Phase 3 — Cluster Bootstrap

  1. Bootstrap ArgoCD into the new cluster. See GitOps → Bootstrap: New Cluster.
  2. Apply cluster-level secrets (image pull, RDS credentials, inter-region service token).

Phase 4 — PKI and TLS

  1. Deploy OpenBao into the cluster.
  2. Import the shared root CA from AWS Secrets Manager into OpenBao's PKI backend (pkipki_int). TODO: link to OpenBao setup doc
  3. Deploy cert-manager and configure the issuer to use OpenBao (for Cogrion-cluster subdomain certs).

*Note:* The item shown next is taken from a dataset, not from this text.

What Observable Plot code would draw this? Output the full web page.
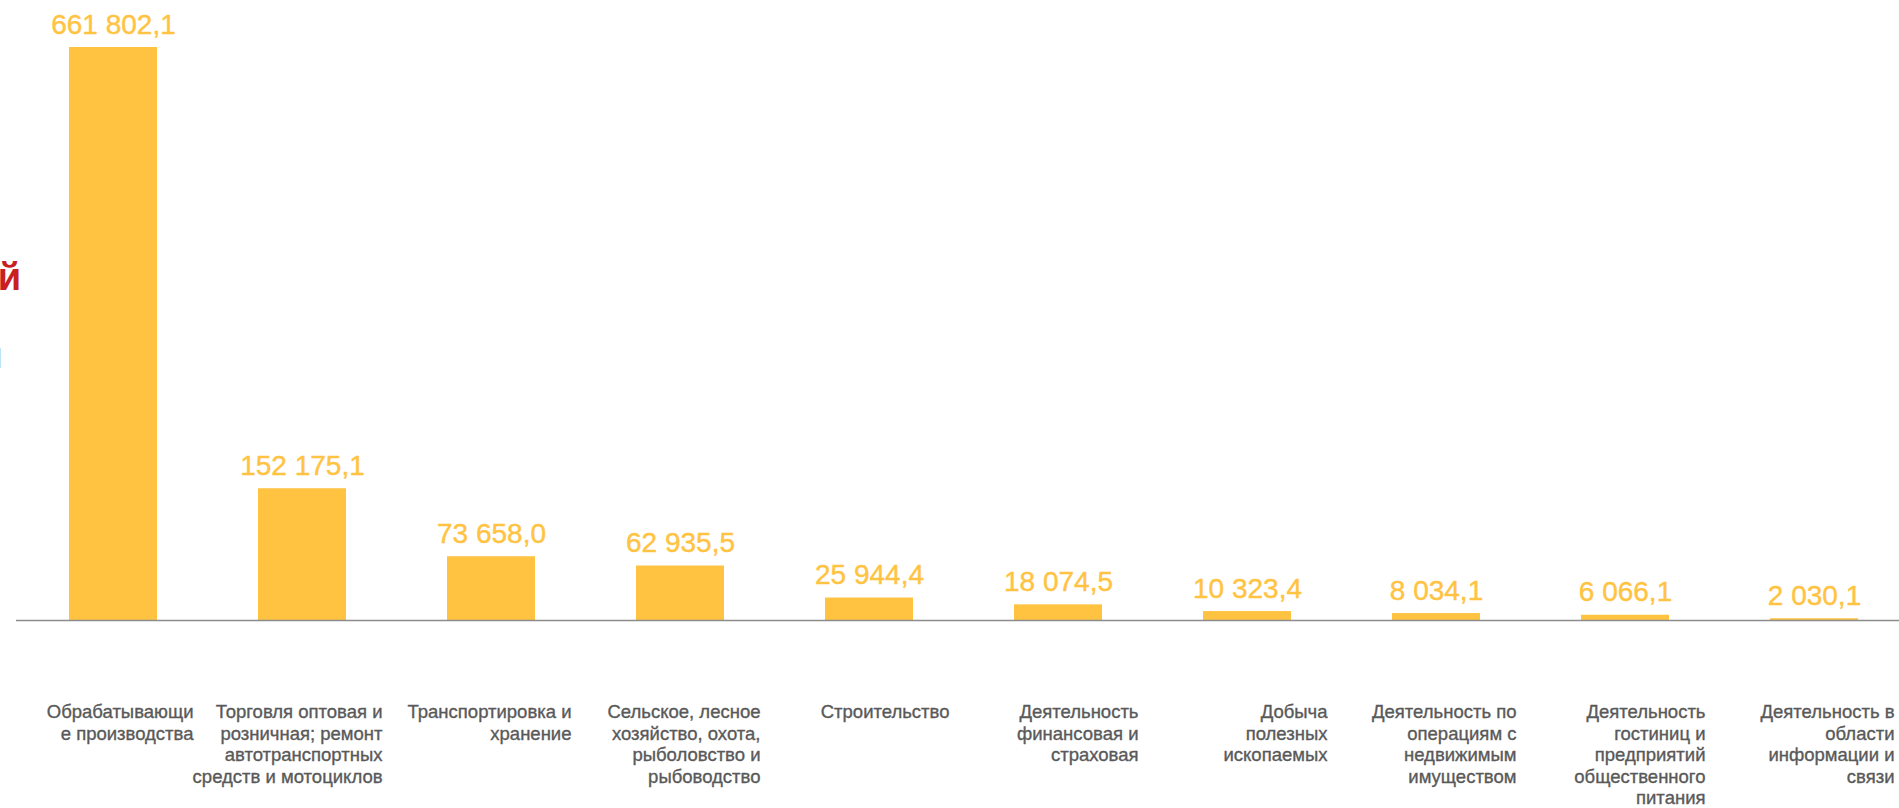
<!DOCTYPE html>
<html><head><meta charset="utf-8">
<script src="https://cdn.jsdelivr.net/npm/d3@7"></script>
<script src="https://cdn.jsdelivr.net/npm/@observablehq/plot@0.6"></script>
<style>
html,body{margin:0;padding:0;background:#fff;overflow:hidden;}
#chart{width:1899px;height:808px;}
</style></head><body>
<div id="chart"></div>
<script>
const categories = [
  "Обрабатывающи\nе производства",
  "Торговля оптовая и\nрозничная; ремонт\nавтотранспортных\nсредств и мотоциклов",
  "Транспортировка и\nхранение",
  "Сельское, лесное\nхозяйство, охота,\nрыболовство и\nрыбоводство",
  "Строительство",
  "Деятельность\nфинансовая и\nстраховая",
  "Добыча\nполезных\nископаемых",
  "Деятельность по\nоперациям с\nнедвижимым\nимуществом",
  "Деятельность\nгостиниц и\nпредприятий\nобщественного\nпитания",
  "Деятельность в\nобласти\nинформации и\nсвязи"
];
const values = [661802.1, 152175.1, 73658.0, 62935.5, 25944.4, 18074.5, 10323.4, 8034.1, 6066.1, 2030.1];
const titleFragment = "ей";
const sideFragment = "l";

const data = categories.map((c, i) => ({category: c, value: values[i]}));
const ru = d3.formatLocale({decimal: ",", thousands: " ", grouping: [3], currency: ["", " ₽"]});
const fmt = ru.format(",.1f");

const gold = "#FFC341";
const chart = Plot.plot({
  width: 1899, height: 808,
  marginLeft: 16, marginRight: 0, marginTop: 0, marginBottom: 0,
  style: {fontFamily: '"Liberation Sans", Arial, sans-serif', background: "#fff"},
  x: {domain: categories, range: [16, 1910], paddingInner: 0.535, paddingOuter: 0.27, axis: null},
  y: {domain: [0, d3.max(values)], range: [620, 47], axis: null},
  marks: [
    Plot.barY(data, {x: "category", y: "value", fill: gold}),
    Plot.ruleY([0], {stroke: "#8c8c8c", strokeWidth: 1.5}),
    Plot.text(data, {x: "category", y: "value", text: d => fmt(d.value), dy: -14, lineAnchor: "bottom", fill: gold, stroke: gold, strokeWidth: 0.4, fontSize: 28}),
    Plot.text(data, {x: "category", y: 0, text: "category", textAnchor: "end", lineAnchor: "top", dx: 80, dy: 82, fontSize: 18.5, lineHeight: 1.17, fill: "#595959", stroke: "#595959", strokeWidth: 0.35})
  ]
});
document.getElementById("chart").appendChild(chart);

const svg = d3.select(chart);
svg.append("text").attr("x", 21).attr("y", 290).attr("text-anchor", "end")
  .attr("font-family", '"Liberation Sans", Arial, sans-serif').attr("font-weight", "bold")
  .attr("font-size", 38).attr("fill", "#C8201E").text(titleFragment);
svg.append("text").attr("x", 2).attr("y", 368).attr("text-anchor", "end")
  .attr("font-family", '"Liberation Sans", Arial, sans-serif')
  .attr("font-size", 27).attr("fill", "#909090").text(sideFragment);
</script>
</body></html>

Phase 5 — Platform Services (ArgoCD)

  1. Copy ArgoCD app manifests and Helm values from an existing region, update all domain and bucket values.
  2. Sync ArgoCD — deploys in dependency order:
    • Keycloak (auth service)
    • Temporal (server + workers)
    • Control plane API
    • Observability stack (Prometheus, Grafana, Loki)

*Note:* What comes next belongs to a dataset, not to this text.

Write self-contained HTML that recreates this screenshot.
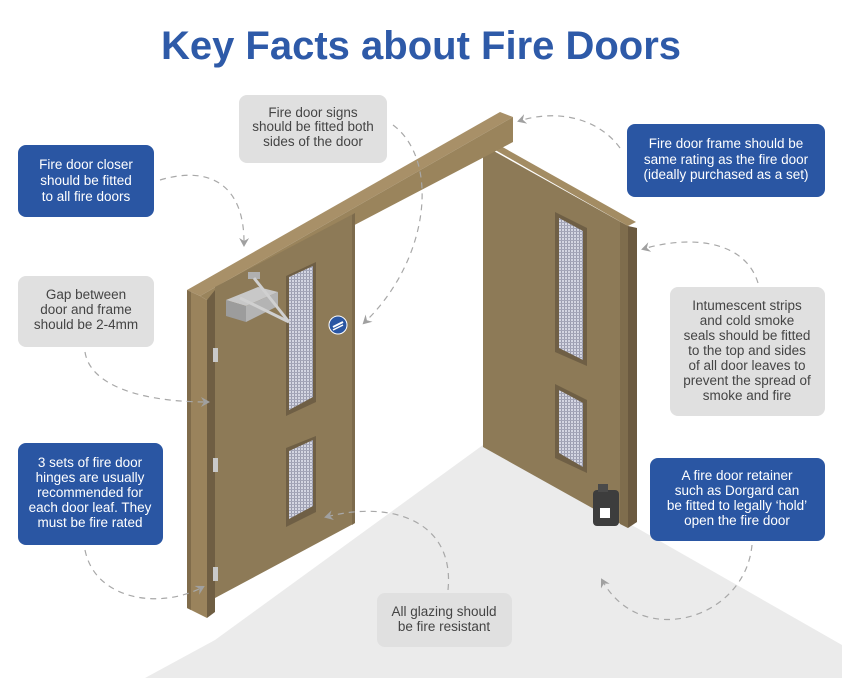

Phase 6 — Region Registration

  1. Update Cloudflare KV to route new tenants to this region at signup.
  2. If this is a secondary region (not sgp-1): set PRIMARY_CPLANE_API_URL=https://cplane.sgp-1.cogrion.com and INTER_REGION_SERVICE_TOKEN in Helm values so the auth middleware resolves principals from sgp-1.

Phase 7 — Smoke Test

  1. Create a test tenant assigned to the new region and verify the full auth flow end-to-end.
  2. Provision a test workspace and confirm DNS delegation, ACM cert issuance, and cluster agent bootstrap token flow.

Environment vs Region

The steps above apply whether you are adding a new region (new geography, new cluster) or a new environment in an existing region (e.g. staging.sgp-1). The only difference:

  • New environment: Phase 1 is a subset (no new VPC if sharing; new RDS and S3 only). Route53 zone is a subdomain of the existing regional zone.
  • New region: Full Phase 1 including VPC and EKS. Phase 2 adds a new top-level NS delegation.

Teardown

To decommission a region, reverse the sequence: drain workspaces, remove the Cloudflare KV entry (stop new tenant assignments), delete ArgoCD apps, destroy Terraform state. The shared root CA and global Cloudflare layer are unaffected.